Exercise: Fisher Information and the Cramér-Rao Bound for Exponential Rate

Prerequisites: Maximum Likelihood Estimation

Problem

Let $X_1, \ldots, X_n$ be i.i.d. $\text{Exp}(\lambda)$: $p(x; \lambda) = \lambda e^{-\lambda x}$ for $x \ge 0$.

1. Compute the log-likelihood $\ell(\lambda)$ and derive the MLE $\hat\lambda = 1/\bar x$.

2. Compute the Fisher information per observation: $I(\lambda) = -\mathbb{E}\!\left[\frac{\partial^2 \log p(X_1; \lambda)}{\partial \lambda^2}\right].$ (Hint: $\partial^2/\partial\lambda^2\,(\log\lambda - \lambda x) = -1/\lambda^2$.)

3. The Cramér-Rao lower bound for unbiased estimators of $\lambda$ is $\text{Var}(\hat\lambda) \ge 1/(n I(\lambda)) = \lambda^2/n$. Does $\hat\lambda = 1/\bar X$ saturate this bound? (Note: $\hat\lambda$ is biased.)

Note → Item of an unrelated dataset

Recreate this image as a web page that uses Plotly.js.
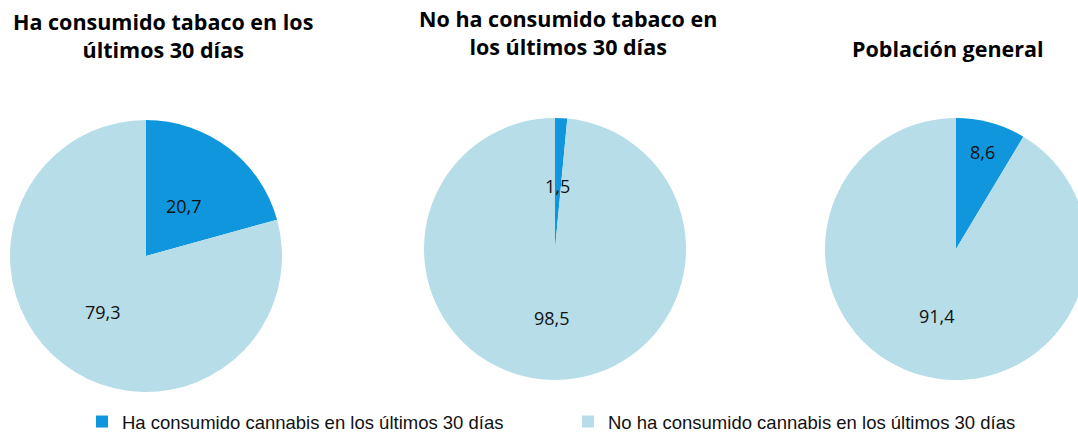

4. Asymptotic normality simulation. For $\lambda = 2$ and $n = 100$, generate $m = 10{,}000$ sample sets and compute $\hat\lambda$ for each. Compare the empirical distribution of $\sqrt n(\hat\lambda - \lambda)$ to $\mathcal{N}(0, \lambda^2)$. Plot a histogram overlay or report mean and variance.

Hint

For part 2: $\log p(x; \lambda) = \log\lambda - \lambda x$. First derivative: $1/\lambda - x$. Second derivative: $-1/\lambda^2$. Fisher information: $-\mathbb{E}[-1/\lambda^2] = 1/\lambda^2$.